— Start Data excerpt —
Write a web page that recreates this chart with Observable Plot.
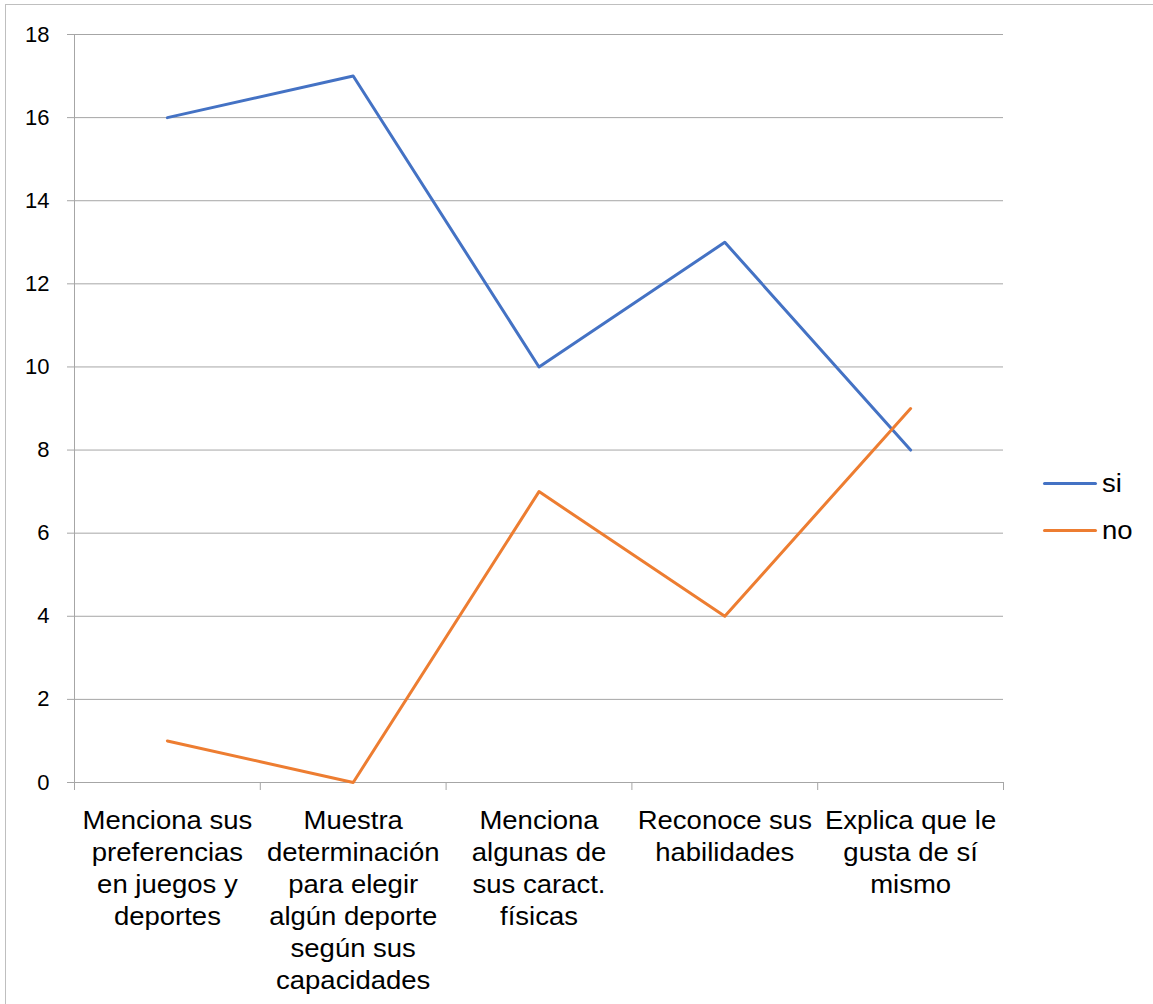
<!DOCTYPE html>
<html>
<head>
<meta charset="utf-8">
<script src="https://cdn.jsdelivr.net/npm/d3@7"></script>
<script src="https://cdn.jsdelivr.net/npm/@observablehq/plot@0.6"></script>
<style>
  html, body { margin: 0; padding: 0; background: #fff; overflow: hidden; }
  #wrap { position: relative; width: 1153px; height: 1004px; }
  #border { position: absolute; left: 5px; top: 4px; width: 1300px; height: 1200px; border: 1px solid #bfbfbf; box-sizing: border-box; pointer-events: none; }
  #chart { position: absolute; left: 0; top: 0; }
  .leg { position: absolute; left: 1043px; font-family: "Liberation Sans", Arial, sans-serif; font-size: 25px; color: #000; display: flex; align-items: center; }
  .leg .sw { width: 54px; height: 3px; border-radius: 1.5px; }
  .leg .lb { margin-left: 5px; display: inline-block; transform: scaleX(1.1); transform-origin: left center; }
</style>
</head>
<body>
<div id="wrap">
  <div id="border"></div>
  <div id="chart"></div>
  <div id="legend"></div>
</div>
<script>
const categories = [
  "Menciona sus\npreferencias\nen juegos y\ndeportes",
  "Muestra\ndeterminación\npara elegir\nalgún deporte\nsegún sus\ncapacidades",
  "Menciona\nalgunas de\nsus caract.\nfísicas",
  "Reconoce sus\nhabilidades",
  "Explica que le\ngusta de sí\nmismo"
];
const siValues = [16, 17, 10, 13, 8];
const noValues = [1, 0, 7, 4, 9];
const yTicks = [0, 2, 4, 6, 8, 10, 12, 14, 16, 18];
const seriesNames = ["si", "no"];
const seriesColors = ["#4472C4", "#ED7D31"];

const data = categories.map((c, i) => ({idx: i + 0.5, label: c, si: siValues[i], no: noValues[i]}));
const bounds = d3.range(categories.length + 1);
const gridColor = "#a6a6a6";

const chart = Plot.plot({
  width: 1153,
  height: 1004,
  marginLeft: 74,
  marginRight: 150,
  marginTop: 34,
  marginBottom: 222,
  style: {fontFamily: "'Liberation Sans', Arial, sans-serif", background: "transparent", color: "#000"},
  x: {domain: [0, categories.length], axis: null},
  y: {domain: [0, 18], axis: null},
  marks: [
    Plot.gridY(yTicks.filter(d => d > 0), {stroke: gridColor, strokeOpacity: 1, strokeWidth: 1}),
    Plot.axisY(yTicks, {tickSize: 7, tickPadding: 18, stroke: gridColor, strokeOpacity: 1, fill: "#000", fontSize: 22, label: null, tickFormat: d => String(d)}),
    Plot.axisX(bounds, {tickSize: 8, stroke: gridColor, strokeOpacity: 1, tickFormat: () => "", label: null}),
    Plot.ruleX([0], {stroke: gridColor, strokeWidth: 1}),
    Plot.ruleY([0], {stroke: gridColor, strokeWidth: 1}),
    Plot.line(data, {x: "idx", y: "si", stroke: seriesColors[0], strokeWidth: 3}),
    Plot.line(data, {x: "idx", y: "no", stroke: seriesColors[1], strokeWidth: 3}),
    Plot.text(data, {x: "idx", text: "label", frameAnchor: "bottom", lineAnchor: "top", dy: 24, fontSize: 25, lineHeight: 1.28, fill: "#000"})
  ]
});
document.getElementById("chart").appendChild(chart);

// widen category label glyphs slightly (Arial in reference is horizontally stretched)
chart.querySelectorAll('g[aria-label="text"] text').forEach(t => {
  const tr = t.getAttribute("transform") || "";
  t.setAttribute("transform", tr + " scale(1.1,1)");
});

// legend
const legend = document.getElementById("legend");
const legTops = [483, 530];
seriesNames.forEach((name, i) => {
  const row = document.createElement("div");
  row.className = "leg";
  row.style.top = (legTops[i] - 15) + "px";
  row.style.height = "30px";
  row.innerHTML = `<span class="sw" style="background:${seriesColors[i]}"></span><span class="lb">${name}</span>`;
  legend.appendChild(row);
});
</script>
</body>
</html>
— End Data excerpt —
Goal of the exercise:
Return to the listing above and set it down exactly, leaving out its pictures.

Response:
Write a web page that recreates this chart with Observable Plot.
<!DOCTYPE html>
<html>
<head>
<meta charset="utf-8">
<script src="https://cdn.jsdelivr.net/npm/d3@7"></script>
<script src="https://cdn.jsdelivr.net/npm/@observablehq/plot@0.6"></script>
<style>
  html, body { margin: 0; padding: 0; background: #fff; overflow: hidden; }
  #wrap { position: relative; width: 1153px; height: 1004px; }
  #border { position: absolute; left: 5px; top: 4px; width: 1300px; height: 1200px; border: 1px solid #bfbfbf; box-sizing: border-box; pointer-events: none; }
  #chart { position: absolute; left: 0; top: 0; }
  .leg { position: absolute; left: 1043px; font-family: "Liberation Sans", Arial, sans-serif; font-size: 25px; color: #000; display: flex; align-items: center; }
  .leg .sw { width: 54px; height: 3px; border-radius: 1.5px; }
  .leg .lb { margin-left: 5px; display: inline-block; transform: scaleX(1.1); transform-origin: left center; }
</style>
</head>
<body>
<div id="wrap">
  <div id="border"></div>
  <div id="chart"></div>
  <div id="legend"></div>
</div>
<script>
const categories = [
  "Menciona sus\npreferencias\nen juegos y\ndeportes",
  "Muestra\ndeterminación\npara elegir\nalgún deporte\nsegún sus\ncapacidades",
  "Menciona\nalgunas de\nsus caract.\nfísicas",
  "Reconoce sus\nhabilidades",
  "Explica que le\ngusta de sí\nmismo"
];
const siValues = [16, 17, 10, 13, 8];
const noValues = [1, 0, 7, 4, 9];
const yTicks = [0, 2, 4, 6, 8, 10, 12, 14, 16, 18];
const seriesNames = ["si", "no"];
const seriesColors = ["#4472C4", "#ED7D31"];

const data = categories.map((c, i) => ({idx: i + 0.5, label: c, si: siValues[i], no: noValues[i]}));
const bounds = d3.range(categories.length + 1);
const gridColor = "#a6a6a6";

const chart = Plot.plot({
  width: 1153,
  height: 1004,
  marginLeft: 74,
  marginRight: 150,
  marginTop: 34,
  marginBottom: 222,
  style: {fontFamily: "'Liberation Sans', Arial, sans-serif", background: "transparent", color: "#000"},
  x: {domain: [0, categories.length], axis: null},
  y: {domain: [0, 18], axis: null},
  marks: [
    Plot.gridY(yTicks.filter(d => d > 0), {stroke: gridColor, strokeOpacity: 1, strokeWidth: 1}),
    Plot.axisY(yTicks, {tickSize: 7, tickPadding: 18, stroke: gridColor, strokeOpacity: 1, fill: "#000", fontSize: 22, label: null, tickFormat: d => String(d)}),
    Plot.axisX(bounds, {tickSize: 8, stroke: gridColor, strokeOpacity: 1, tickFormat: () => "", label: null}),
    Plot.ruleX([0], {stroke: gridColor, strokeWidth: 1}),
    Plot.ruleY([0], {stroke: gridColor, strokeWidth: 1}),
    Plot.line(data, {x: "idx", y: "si", stroke: seriesColors[0], strokeWidth: 3}),
    Plot.line(data, {x: "idx", y: "no", stroke: seriesColors[1], strokeWidth: 3}),
    Plot.text(data, {x: "idx", text: "label", frameAnchor: "bottom", lineAnchor: "top", dy: 24, fontSize: 25, lineHeight: 1.28, fill: "#000"})
  ]
});
document.getElementById("chart").appendChild(chart);

// widen category label glyphs slightly (Arial in reference is horizontally stretched)
chart.querySelectorAll('g[aria-label="text"] text').forEach(t => {
  const tr = t.getAttribute("transform") || "";
  t.setAttribute("transform", tr + " scale(1.1,1)");
});

// legend
const legend = document.getElementById("legend");
const legTops = [483, 530];
seriesNames.forEach((name, i) => {
  const row = document.createElement("div");
  row.className = "leg";
  row.style.top = (legTops[i] - 15) + "px";
  row.style.height = "30px";
  row.innerHTML = `<span class="sw" style="background:${seriesColors[i]}"></span><span class="lb">${name}</span>`;
  legend.appendChild(row);
});
</script>
</body>
</html>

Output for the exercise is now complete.